Jehudi Ashmun

Filed in Missionaries, Students & alumni

 

Jehudi Ashmun (1794-1828) was born in Champlain, New York, on April 21, 1794. He entered Middlebury College in 1812 and spent most of his three years at Middlebury as an itinerant preacher. He left the College in 1814, and completed his education at the University of Vermont, graduating in 1816.

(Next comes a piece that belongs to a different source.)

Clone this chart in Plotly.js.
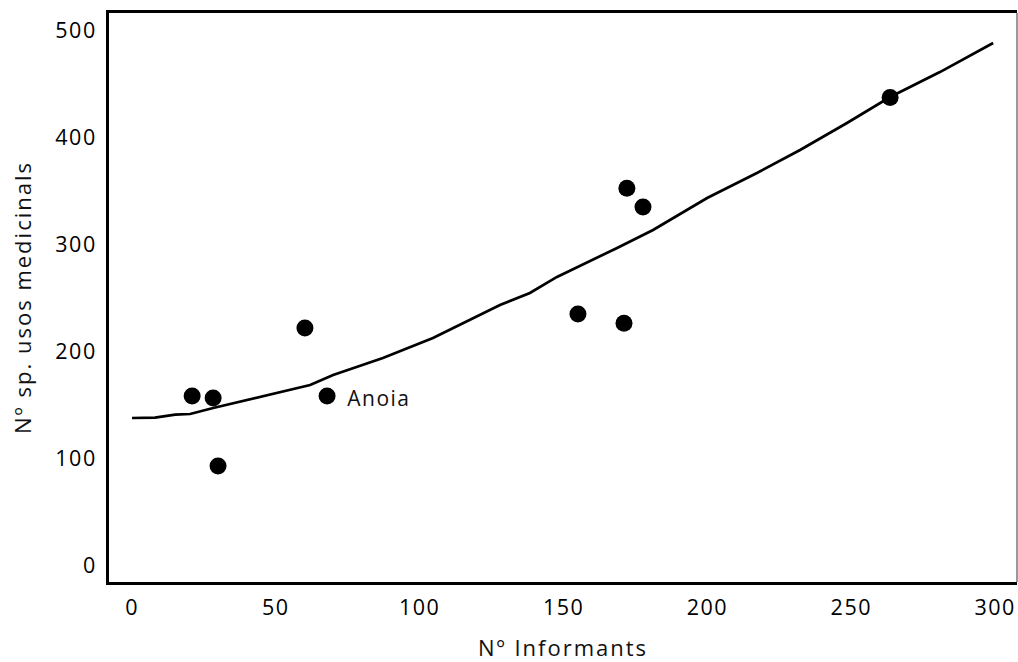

He attended the Bangor Theological Seminary in Maine from 1817-1819, then relocated to Washington, D.C., where he edited an Episcopalian journal, to which he contributed articles on the American Colonization Society and its efforts to establish a colony for freed American slaves in Liberia. He was appointed official representative of the United States government to the Liberian mission. When Ashmun, his wife, and a small band of new colonists arrived in Liberia, they found the colony on the verge of extinction as a result of fever, lack of supplies, and the threat of hostile local tribes. Working to defend the colony, Ashmun contracted the fever to which his wife succumbed. In November 1822, local tribes attacked.  A treaty with the local tribes was eventually reached and Ashmun served as the Governor of the Liberian colony for five years.  He returned to the United States where he died on August 25, 1828, in New Haven, Connecticut,  from the lingering effects of tropical fever.